There was so much to do. Although we had moved my furniture and dozens of boxes in during August, I hadn’t had time to unpack. So every day was filled, unpacking, arranging and rearranging, getting my art on the walls, doing homeowner activities like having the furnace serviced, the house exterior painted, having my front patio repointed, some dead trees cut down in the back yard…. I was on a mission to get things done before winter, but more importantly, to get the house ready for a housewarming party before the weather turned too cold to allow guests access to the outside.

I had dozens of thank you notes to write in the aftermath of my farewell party at work.  I wanted to spend time during the week with David to “prove” that having me here was a value added for him. I had the housewarming party to plan. We also organized a Halloween party at my brother’s house. I was very, very busy. And that’s kind of very, very me.  I fail miserably at doing nothing.

I did make some strides in creating a new life. My friends here had formed a knitting group a year before, and were patiently awaiting my arrival to join.  So within a week or so of my arrival, I was initiated into the Knit Wits. I went to yoga every week with my friend, Mary. I bought a piano and found a teacher with the help of my friend, Margy. 

But, I also made the trip to New York City in September, October, November,  and twice in December.  Even though I was retired, and ever so much more rested and relaxed, I still didn’t feel like I had reclaimed my life.  My friend Anthony would send me texts on the 2nd of each month – You’ve been retired for one month. For two months. For three months.  I began to feel a little panicked. I wasn’t reading. I wasn’t exercising or dancing. Wasn’t making jewelry.  I wasn’t even thinking about writing a dissertation. I wasn’t blogging. My time was filled. I was not bored or discontent or unhappy in any way. But I didn’t exactly feel in control either.  I was carried along by my life, just as I always had been. 

I totally enjoyed the holiday season.  I decorated inside completely and outside too. I baked a zillion cookies and gave them away. I shopped and wrapped. Had my girlfriends from high school over. Participated in a progressive wine/appetizer party with my knitting friends. Went back to Fordham for their holiday party. Virginia for Christmas. NYC for the New Year. And then it was January.

A year ago, I had made plans with my sister and brother-in-law to rent a condo for January in Cape Coral, FL. A year ago, it had seemed like a really good idea. I would have the freedom to disappear for the whole month. No work obligations. Escape the northern cold. Why not? Well, when it was time to go, what I really wanted to do was just stay home. Stay put. Figure out what the rhythm of my days was without goals like housewarming parties and holidays. But since it was already planned and paid for, I headed south that first week in January, not to return until the end of the month.

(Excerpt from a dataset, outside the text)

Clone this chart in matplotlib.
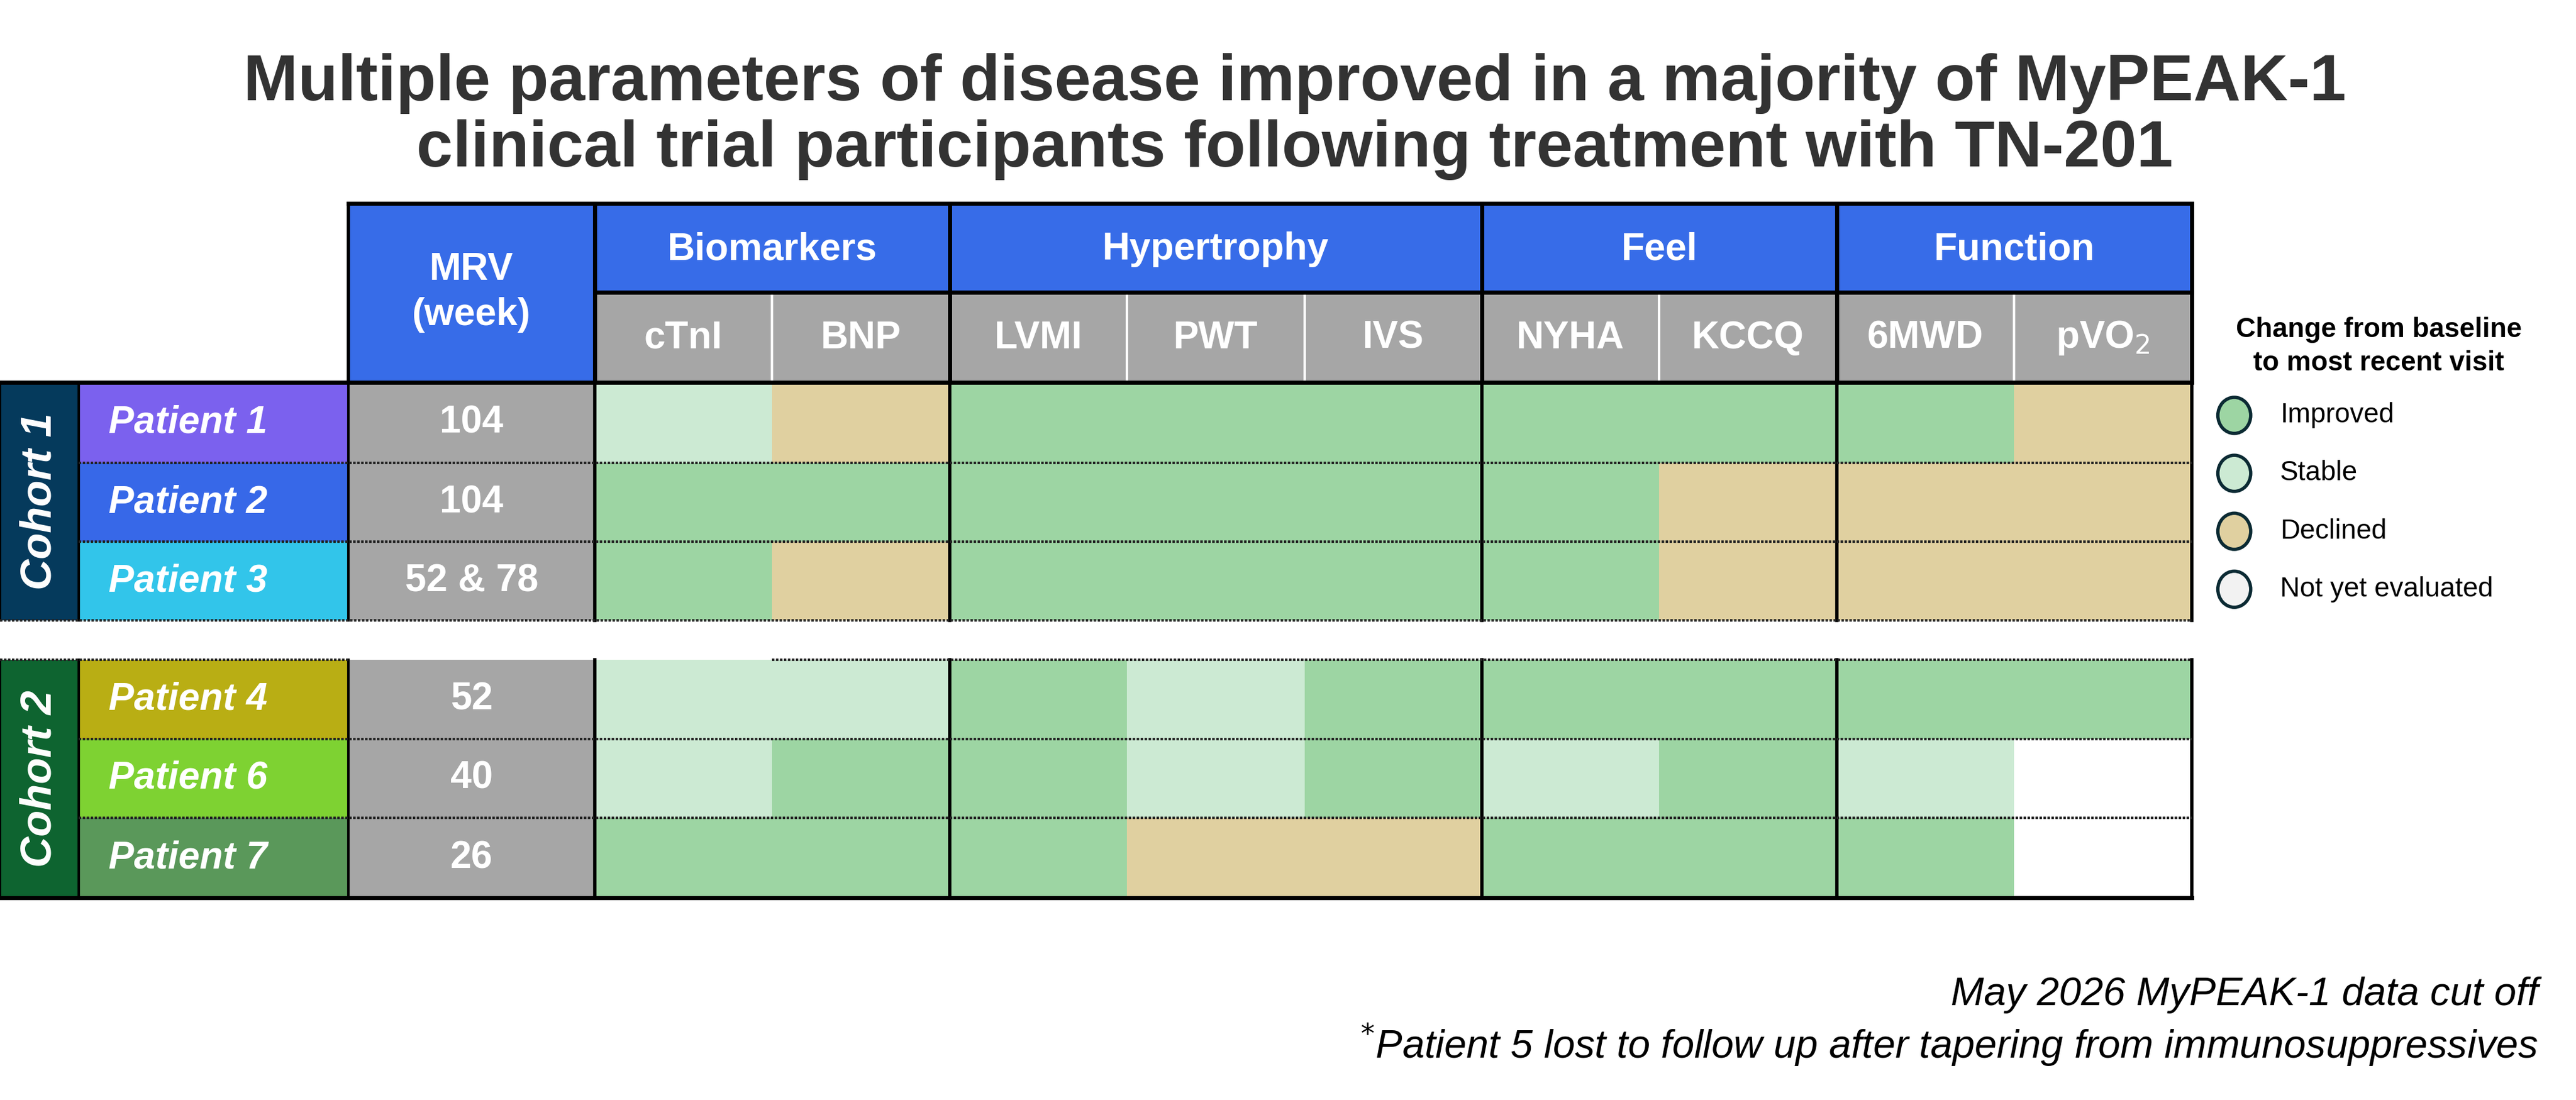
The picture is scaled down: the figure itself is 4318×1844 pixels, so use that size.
import matplotlib.pyplot as plt
from matplotlib.patches import Rectangle, Ellipse

plt.rcParams['font.family'] = ['Liberation Sans', 'DejaVu Sans']

groups = ["Biomarkers", "Hypertrophy", "Feel", "Function"]
group_span = [2, 3, 2, 2]
params = ["cTnI", "BNP", "LVMI", "PWT", "IVS", "NYHA", "KCCQ", "6MWD", "pVO$_2$"]
patients = ["Patient 1", "Patient 2", "Patient 3", "Patient 4", "Patient 6", "Patient 7"]
mrv = ["104", "104", "52 & 78", "52", "40", "26"]
status = [
    "SDIIIIIID",
    "IIIIIIDDD",
    "IDIIIIDDD",
    "SSISIIIII",
    "SIISISISN",
    "IIIDDIIIN",
]
legend_labels = ["Improved", "Stable", "Declined", "Not yet evaluated"]

col = {"I": "#9DD5A3", "S": "#CCEAD3", "D": "#E0D0A0", "N": "#FFFFFF"}
leg_col = ["#9DD5A3", "#CCEAD3", "#E0D0A0", "#F2F2F2"]
pat_col = ["#7B61EE", "#3768E8", "#32C5EA", "#B9AE14", "#7ED232", "#5A985A"]
cohort_col = ["#053A5C", "#0E6430"]
blue = "#376CE8"
gray = "#A6A6A6"

fig = plt.figure(figsize=(43.18, 18.44), dpi=100)
ax = fig.add_axes([0, 0, 1, 1])
ax.set_xlim(0, 1568)
ax.set_ylim(670, 0)
ax.axis("off")

ax.text(788, 71, "Multiple parameters of disease improved in a majority of MyPEAK-1\n"
        "clinical trial participants following treatment with TN-201",
        ha="center", va="center", fontsize=79, fontweight="bold",
        color="#333333", linespacing=1.12)

x0 = 362
cw = 108
row_top = [233, 282, 330, 402, 450, 498]
rh = [49, 48, 48, 48, 48, 49]

def rect(x, y, w, h, c):
    ax.add_patch(Rectangle((x, y), w, h, facecolor=c, edgecolor="none"))

# header
rect(212, 124, 150, 109, blue)
ax.text(287, 178, "MRV\n(week)", ha="center", va="center", color="white",
        fontsize=46, fontweight="bold", linespacing=1.35)
gx = x0
for g, s in zip(groups, group_span):
    rect(gx, 124, s * cw, 54, blue)
    ax.text(gx + s * cw / 2, 152, g, ha="center", va="center", color="white",
            fontsize=46, fontweight="bold")
    gx += s * cw
for j, p in enumerate(params):
    rect(x0 + j * cw, 178, cw, 55, gray)
    ax.text(x0 + j * cw + cw / 2, 206, p, ha="center", va="center", color="white",
            fontsize=46, fontweight="bold")
    if j > 0:
        ax.plot([x0 + j * cw] * 2, [178, 233], color="white", lw=3)

# body
for i, p in enumerate(patients):
    y, h = row_top[i], rh[i]
    rect(48, y, 164, h, pat_col[i])
    ax.text(66, y + h / 2, p, ha="left", va="center", color="white",
            fontsize=46, fontweight="bold", style="italic")
    rect(212, y, 150, h, gray)
    ax.text(287, y + h / 2, mrv[i], ha="center", va="center", color="white",
            fontsize=46, fontweight="bold")
    for j, s in enumerate(status[i]):
        rect(x0 + j * cw, y, cw, h, col[s])

for k, (y, h) in enumerate([(233, 145), (402, 145)]):
    rect(0, y, 48, h, cohort_col[k])
    ax.text(24, y + h / 2, "Cohort %d" % (k + 1), rotation=90, ha="center", va="center",
            color="white", fontsize=52, fontweight="bold", style="italic")

# lines
xr = x0 + 9 * cw
ax.plot([212, xr], [124, 124], color="black", lw=5)
ax.plot([362, xr], [178, 178], color="black", lw=5)
ax.plot([0, xr], [233, 233], color="black", lw=5)
ax.plot([0, xr], [547, 547], color="black", lw=5)
ax.plot([212, 212], [124, 233], color="black", lw=4)
for xb in [0, 48, 212, 362, 578, 902, 1118, xr]:
    for y0, y1 in [(233, 378), (402, 547)]:
        ax.plot([xb, xb], [y0, y1], color="black", lw=3 if xb < 362 else 4)
for xb in [362, 578, 902, 1118, xr]:
    ax.plot([xb, xb], [124, 233], color="black", lw=5)
for y in [282, 330, 450, 498]:
    ax.plot([48, xr], [y, y], color="#222222", lw=3, ls=(0, (1, 0.6)))
ax.plot([0, xr], [378, 378], color="#222222", lw=3, ls=(0, (1, 0.6)))
ax.plot([0, 212], [402, 402], color="#222222", lw=3, ls=(0, (1, 0.6)))
ax.plot([470, xr], [402, 402], color="#222222", lw=3, ls=(0, (1, 0.6)))

# legend
ax.text(1448, 211, "Change from baseline\nto most recent visit", ha="center", va="center",
        fontsize=33, fontweight="bold", linespacing=1.35)
for k, lab in enumerate(legend_labels):
    yy = 253 + k * 35.3
    ax.add_patch(Ellipse((1360, yy), 20, 22, facecolor=leg_col[k], edgecolor="#0B2A33", lw=4))
    ax.text(1388, yy, lab, ha="left", va="center", fontsize=33)

ax.text(1545, 606, "May 2026 MyPEAK-1 data cut off", ha="right", va="center",
        fontsize=48, style="italic")
ax.text(1545, 636, "$^{*}$Patient 5 lost to follow up after tapering from immunosuppressives",
        ha="right", va="center", fontsize=48, style="italic")

fig.savefig("out.png", dpi=100)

On some levels, it was a very nice interlude. The weather was terrific. I was teaching a course at Fordham that started the second week of the month, so I had students to attend to. I was reading applications for the Admissions Department. I had taken a keyboard with me so I could practice piano every day. We did some sightseeing and enjoyed a couple of lunches with cousins who live and/or winter there. I knitted, planned another party at my brother's house, took him down for the final week of our stay. But it felt very temporary and I was eager to pick up my new life and find a routine that fit.... that wasn't frenetic....but kept me interested and content.